Leaving out every picture, copy the lines of the data exactly, from the first through the line containing "return (H - B - py) / PH".

## Start Recorded information

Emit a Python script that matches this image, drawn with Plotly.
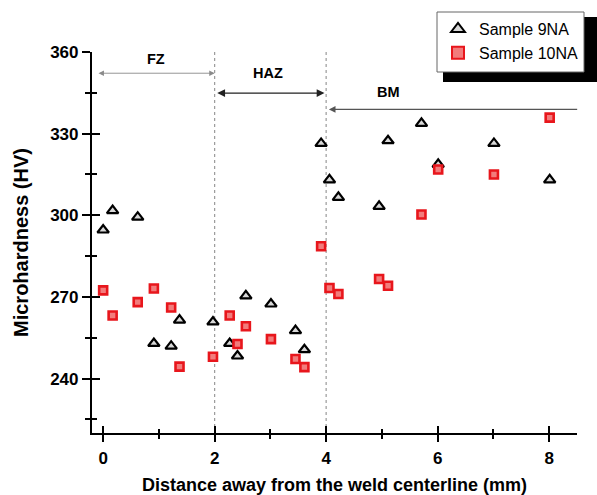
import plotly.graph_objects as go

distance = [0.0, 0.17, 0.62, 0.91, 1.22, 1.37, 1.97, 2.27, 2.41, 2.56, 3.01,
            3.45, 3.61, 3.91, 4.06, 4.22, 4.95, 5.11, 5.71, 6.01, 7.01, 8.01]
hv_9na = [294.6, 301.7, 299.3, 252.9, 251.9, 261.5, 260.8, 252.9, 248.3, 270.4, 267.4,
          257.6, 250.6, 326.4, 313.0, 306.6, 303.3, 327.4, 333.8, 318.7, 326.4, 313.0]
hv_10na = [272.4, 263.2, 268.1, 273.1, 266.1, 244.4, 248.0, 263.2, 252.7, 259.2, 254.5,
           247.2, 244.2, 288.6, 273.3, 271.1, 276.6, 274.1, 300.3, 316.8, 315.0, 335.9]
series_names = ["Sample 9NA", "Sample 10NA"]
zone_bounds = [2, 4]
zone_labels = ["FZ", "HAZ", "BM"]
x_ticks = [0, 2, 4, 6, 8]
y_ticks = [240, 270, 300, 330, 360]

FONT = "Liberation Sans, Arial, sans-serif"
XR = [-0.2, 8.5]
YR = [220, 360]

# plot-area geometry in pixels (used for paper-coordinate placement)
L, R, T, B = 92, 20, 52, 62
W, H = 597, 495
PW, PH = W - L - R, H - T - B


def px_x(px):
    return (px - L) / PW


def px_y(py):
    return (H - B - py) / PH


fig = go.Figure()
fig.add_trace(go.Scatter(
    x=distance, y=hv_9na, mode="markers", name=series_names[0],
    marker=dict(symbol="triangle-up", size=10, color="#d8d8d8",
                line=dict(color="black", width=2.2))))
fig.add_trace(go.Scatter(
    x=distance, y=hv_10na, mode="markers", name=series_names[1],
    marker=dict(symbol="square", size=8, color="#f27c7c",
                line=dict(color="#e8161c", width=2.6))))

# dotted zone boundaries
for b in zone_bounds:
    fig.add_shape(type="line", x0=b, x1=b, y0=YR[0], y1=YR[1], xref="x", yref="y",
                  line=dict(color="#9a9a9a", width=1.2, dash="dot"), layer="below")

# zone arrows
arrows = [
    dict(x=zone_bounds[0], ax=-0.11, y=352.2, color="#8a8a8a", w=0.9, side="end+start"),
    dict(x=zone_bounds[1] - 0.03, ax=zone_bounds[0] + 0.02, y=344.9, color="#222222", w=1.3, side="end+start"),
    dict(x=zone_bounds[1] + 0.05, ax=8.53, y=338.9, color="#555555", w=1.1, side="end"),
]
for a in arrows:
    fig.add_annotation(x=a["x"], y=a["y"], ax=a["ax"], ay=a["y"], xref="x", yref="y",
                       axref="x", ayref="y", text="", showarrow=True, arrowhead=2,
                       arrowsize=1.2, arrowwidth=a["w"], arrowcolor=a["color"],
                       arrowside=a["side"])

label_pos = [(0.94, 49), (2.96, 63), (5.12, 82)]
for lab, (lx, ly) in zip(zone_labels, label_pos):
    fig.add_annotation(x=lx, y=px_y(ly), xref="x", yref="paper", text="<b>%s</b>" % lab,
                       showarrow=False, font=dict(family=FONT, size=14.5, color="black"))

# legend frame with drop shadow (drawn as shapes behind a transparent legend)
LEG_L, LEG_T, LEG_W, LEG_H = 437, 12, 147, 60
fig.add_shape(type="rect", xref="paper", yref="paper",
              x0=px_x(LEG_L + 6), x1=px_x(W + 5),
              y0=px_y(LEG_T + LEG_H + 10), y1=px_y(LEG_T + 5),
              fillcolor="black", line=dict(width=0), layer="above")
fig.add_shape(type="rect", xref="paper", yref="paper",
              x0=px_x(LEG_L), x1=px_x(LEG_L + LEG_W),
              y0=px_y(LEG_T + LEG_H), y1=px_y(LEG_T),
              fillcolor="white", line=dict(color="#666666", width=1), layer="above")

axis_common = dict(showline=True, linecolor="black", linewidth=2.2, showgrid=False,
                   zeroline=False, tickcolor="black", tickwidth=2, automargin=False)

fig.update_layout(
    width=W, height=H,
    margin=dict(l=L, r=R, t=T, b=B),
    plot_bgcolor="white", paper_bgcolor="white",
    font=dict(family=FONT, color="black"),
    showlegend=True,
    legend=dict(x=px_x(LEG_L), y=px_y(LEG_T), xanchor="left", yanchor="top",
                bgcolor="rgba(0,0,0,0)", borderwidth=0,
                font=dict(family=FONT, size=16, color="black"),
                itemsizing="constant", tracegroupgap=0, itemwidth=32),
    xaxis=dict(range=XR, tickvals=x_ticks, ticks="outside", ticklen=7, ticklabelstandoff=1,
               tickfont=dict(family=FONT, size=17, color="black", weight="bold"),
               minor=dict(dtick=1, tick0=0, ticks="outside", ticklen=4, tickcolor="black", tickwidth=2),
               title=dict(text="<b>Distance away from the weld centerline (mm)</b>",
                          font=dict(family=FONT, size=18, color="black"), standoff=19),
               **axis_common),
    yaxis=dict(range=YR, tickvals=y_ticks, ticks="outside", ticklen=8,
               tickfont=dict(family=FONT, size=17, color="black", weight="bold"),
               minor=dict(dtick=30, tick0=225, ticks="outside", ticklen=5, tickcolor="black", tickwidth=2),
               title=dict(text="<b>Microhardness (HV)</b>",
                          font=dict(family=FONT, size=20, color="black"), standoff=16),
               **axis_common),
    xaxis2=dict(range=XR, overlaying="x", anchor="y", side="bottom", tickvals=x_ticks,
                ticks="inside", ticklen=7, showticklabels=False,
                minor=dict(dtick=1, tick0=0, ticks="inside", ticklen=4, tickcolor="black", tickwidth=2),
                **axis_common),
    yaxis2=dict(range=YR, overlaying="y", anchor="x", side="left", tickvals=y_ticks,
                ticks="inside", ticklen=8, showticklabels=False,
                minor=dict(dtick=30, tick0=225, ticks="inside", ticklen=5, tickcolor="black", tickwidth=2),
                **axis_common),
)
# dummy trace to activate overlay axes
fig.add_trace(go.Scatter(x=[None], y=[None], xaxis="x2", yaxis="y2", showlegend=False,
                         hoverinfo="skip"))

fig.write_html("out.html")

## End Recorded information

Response:
Emit a Python script that matches this image, drawn with Plotly.
import plotly.graph_objects as go

distance = [0.0, 0.17, 0.62, 0.91, 1.22, 1.37, 1.97, 2.27, 2.41, 2.56, 3.01,
            3.45, 3.61, 3.91, 4.06, 4.22, 4.95, 5.11, 5.71, 6.01, 7.01, 8.01]
hv_9na = [294.6, 301.7, 299.3, 252.9, 251.9, 261.5, 260.8, 252.9, 248.3, 270.4, 267.4,
          257.6, 250.6, 326.4, 313.0, 306.6, 303.3, 327.4, 333.8, 318.7, 326.4, 313.0]
hv_10na = [272.4, 263.2, 268.1, 273.1, 266.1, 244.4, 248.0, 263.2, 252.7, 259.2, 254.5,
           247.2, 244.2, 288.6, 273.3, 271.1, 276.6, 274.1, 300.3, 316.8, 315.0, 335.9]
series_names = ["Sample 9NA", "Sample 10NA"]
zone_bounds = [2, 4]
zone_labels = ["FZ", "HAZ", "BM"]
x_ticks = [0, 2, 4, 6, 8]
y_ticks = [240, 270, 300, 330, 360]

FONT = "Liberation Sans, Arial, sans-serif"
XR = [-0.2, 8.5]
YR = [220, 360]

# plot-area geometry in pixels (used for paper-coordinate placement)
L, R, T, B = 92, 20, 52, 62
W, H = 597, 495
PW, PH = W - L - R, H - T - B


def px_x(px):
    return (px - L) / PW


def px_y(py):
    return (H - B - py) / PH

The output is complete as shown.